• weight;
  • body fat mass;
  • lean body mass;
  • estrogen;
  • menopause


The aim of this study was to study the influence of hormone replacement therapy (HRT) on weight changes, body composition, and bone mass in early postmenopausal women in a partly randomized comprehensive cohort study design. A total of 2016 women ages 45–58 years from 3 months to 2 years past last menstrual bleeding were included. One thousand were randomly assigned to HRT or no HRT in an open trial, whereas the others were allocated according to their preferences. All were followed for 5 years for body weight, bone mass, and body composition measurements. Body weight increased less over the 5 years in women randomized to HRT (1.94 ± 4.86 kg) than in women randomized to no HRT (2.57 ± 4.63, p = 0.046). A similar pattern was seen in the group receiving HRT or not by their own choice. The smaller weight gain in women on HRT was almost entirely caused by a lesser gain in fat. The main determinant of the weight gain was a decline in physical fitness.

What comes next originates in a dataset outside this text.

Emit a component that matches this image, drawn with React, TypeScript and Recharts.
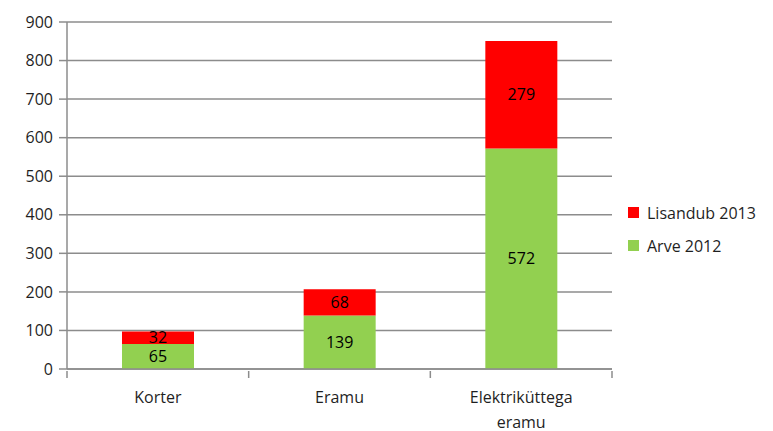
import React from "react";
import {
  BarChart,
  Bar,
  XAxis,
  YAxis,
  CartesianGrid,
  LabelList,
} from "recharts";

const categories = ["Korter", "Eramu", "Elektriküttega eramu"];
const arve2012 = [65, 139, 572];
const lisandub2013 = [32, 68, 279];
const yTicks = [0, 100, 200, 300, 400, 500, 600, 700, 800, 900];

const data = categories.map((name, i) => ({
  name,
  arve: arve2012[i],
  lisa: lisandub2013[i],
}));

const FONT = "'Open Sans', sans-serif";
const TEXT = "#1f1f1f";
const GRID = "#8c8c8c";

const CategoryTick = (props: any) => {
  const { x, y, payload, width, index } = props;
  const half = width / categories.length / 2;
  const words: string[] = String(payload.value).split(" ");
  // long labels go on one line per word
  const lines = payload.value.length > 12 ? words : [payload.value];
  const axisY = y - 6;
  return (
    <g>
      {/* tick marks sit between the categories, like Excel */}
      <line
        x1={x - half}
        x2={x - half}
        y1={axisY}
        y2={axisY + 7}
        stroke={GRID}
        strokeWidth={1.5}
      />
      {index === categories.length - 1 && (
        <line
          x1={x + half}
          x2={x + half}
          y1={axisY}
          y2={axisY + 7}
          stroke={GRID}
          strokeWidth={1.5}
        />
      )}
      <text
        x={x}
        y={y + 26}
        textAnchor="middle"
        fontFamily={FONT}
        fontSize={16}
        fill={TEXT}
      >
        {lines.map((l: string, i: number) => (
          <tspan key={i} x={x} dy={i === 0 ? 0 : 25}>
            {l}
          </tspan>
        ))}
      </text>
    </g>
  );
};

const SideLegend = () => {
  const items = [
    { label: "Lisandub 2013", color: "#ff0000" },
    { label: "Arve 2012", color: "#92d050" },
  ];
  return (
    <div
      style={{
        position: "absolute",
        left: 628,
        top: 196,
        fontFamily: FONT,
        fontSize: 16,
        color: TEXT,
      }}
    >
      {items.map((it) => (
        <div
          key={it.label}
          style={{ display: "flex", alignItems: "center", height: 33 }}
        >
          <span
            style={{
              width: 11,
              height: 11,
              background: it.color,
              marginRight: 8,
              display: "inline-block",
            }}
          />
          <span>{it.label}</span>
        </div>
      ))}
    </div>
  );
};

const App = () => {
  return (
    <div
      style={{
        position: "absolute",
        left: 0,
        top: 0,
        width: 773,
        height: 431,
        background: "#fff",
      }}
    >
      <BarChart
        width={773}
        height={431}
        data={data}
        margin={{ top: 22, right: 161, left: 0, bottom: 0 }}
        barSize={72}
      >
        <CartesianGrid vertical={false} stroke={GRID} strokeWidth={1.5} />
        <XAxis
          dataKey="name"
          height={62}
          stroke={GRID}
          strokeWidth={1.5}
          tickLine={false}
          tickMargin={2}
          tick={<CategoryTick />}
          interval={0}
        />
        <YAxis
          width={67}
          domain={[0, 900]}
          ticks={yTicks}
          stroke={GRID}
          strokeWidth={1.5}
          tickSize={8}
          tickMargin={6}
          tick={{ fontFamily: FONT, fontSize: 16, fill: TEXT }}
        />
        <Bar dataKey="arve" stackId="a" fill="#92d050" isAnimationActive={false}>
          <LabelList
            dataKey="arve"
            position="center"
            fill="#000"
            fontFamily={FONT}
            fontSize={16}
          />
        </Bar>
        <Bar dataKey="lisa" stackId="a" fill="#ff0000" isAnimationActive={false}>
          <LabelList
            dataKey="lisa"
            position="center"
            fill="#000"
            fontFamily={FONT}
            fontSize={16}
          />
        </Bar>
      </BarChart>
      <SideLegend />
    </div>
  );
};

export default App;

Women opting for HRT had a significantly lower body weight at inclusion than the other participants, but the results in the self-selected part of the study followed the pattern found in the randomized part. The change in fat mass was the strongest predictor of bone changes in untreated women, whereas the change in lean body mass was the strongest predictor when HRT was given. Body weight increases after the menopause. The gain in weight is related to a decrease in working capacity. HRT is associated with a smaller increase in fat mass after menopause. Fat gain protects against bone loss in untreated women but not in HRT-treated women. The data suggest that women's attitudes to HRT are more positive if they have low body weight, but there is no evidence that the conclusions in this study are skewed by selection bias.